Day Trips and Wider Explorations
28. Keukenhof Gardens — Seven million bulbs in bloom across 32 hectares, open mid-March to mid-May. It sounds like hyperbole until you're standing in the middle of it. Book via the Keukenhof official site; combined bus and entry tickets are available from Amsterdam.
29. Haarlem — Twenty minutes west by direct train. Smaller than Amsterdam, arguably prettier, and with the Frans Hals Museum as a serious artistic draw. The Grote Markt is one of the finest medieval squares in the Netherlands.
30. Zaanse Schans — Working windmills, wooden houses, a clog-maker, a cheese farm. It's preserved rather than lived-in, but it's the easiest and most visually coherent introduction to rural Dutch heritage available within striking distance of the city. For a wider selection of options, see our guide to stunning day trips from Amsterdam.
Hidden and Unusual: Amsterdam's Lesser-Known Pleasures
31. Micropia — The world's first microbe museum, part of Artis Royal Zoo. Microscopes, living cultures, interactive displays. Genuinely fascinating and completely unlike anything else in Amsterdam.
32. The secret Catholic church, Ons' Lieve Heer op Solder — A 17th-century merchant's house on the Oudezijds Voorburgwal concealing a fully functioning church on its upper floors, built when Catholic worship was banned in Amsterdam. The detail in the interior is extraordinary.
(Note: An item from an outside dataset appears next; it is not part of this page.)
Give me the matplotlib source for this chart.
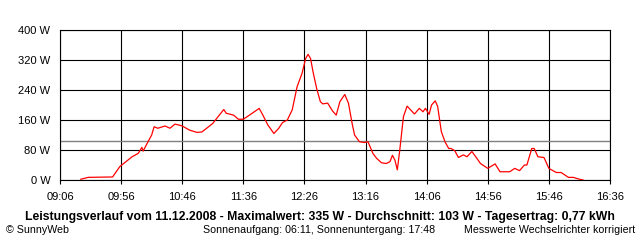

33. FOAM Photography Museum — A beautifully curated photography gallery on the Keizersgracht. Serious international exhibitions alongside emerging Dutch talent. Often overlooked in favour of the Museumplein giants, which makes it a more rewarding experience.
34. Artis Royal Zoo — Amsterdam's Victorian-era zoo is magnificent, not just for the animals but for the iron-and-glass architecture of its historical buildings, the planetarium, and the aquarium, which has a canal section where you can observe carp swimming beneath the keels of real Amsterdam canal boats.
35. Take an evening stroll along the Herengracht — The grandest of the three main canals, lined with the former mansions of Amsterdam's merchant elite. After dark, with the bridges reflecting in the still water and the houseboats lit from within, it's one of the most beautiful urban landscapes in northern Europe. No ticket required. No booking necessary.
Making the Most of Your Time in Amsterdam
Amsterdam is compact enough to cover significant ground in three days, but deep enough to reward a week without repetition. The key is to resist the temptation to front-load with the obvious and instead alternate: a world-class museum in the morning, a neighbourhood walk in the afternoon, a proeflokal in the evening. Use the canal ferries freely — they're fast, free, and give you a different angle on a city you thought you understood. If you're mapping out your schedule, our perfect Amsterdam itinerary for three days sequences the highlights without wasting a single hour. Amsterdam's particular genius is that its world-famous sights and its daily local life occupy the same streets, the same cafés, the same canals. Engage with both and you'll leave knowing you've actually been there, rather than simply passing through.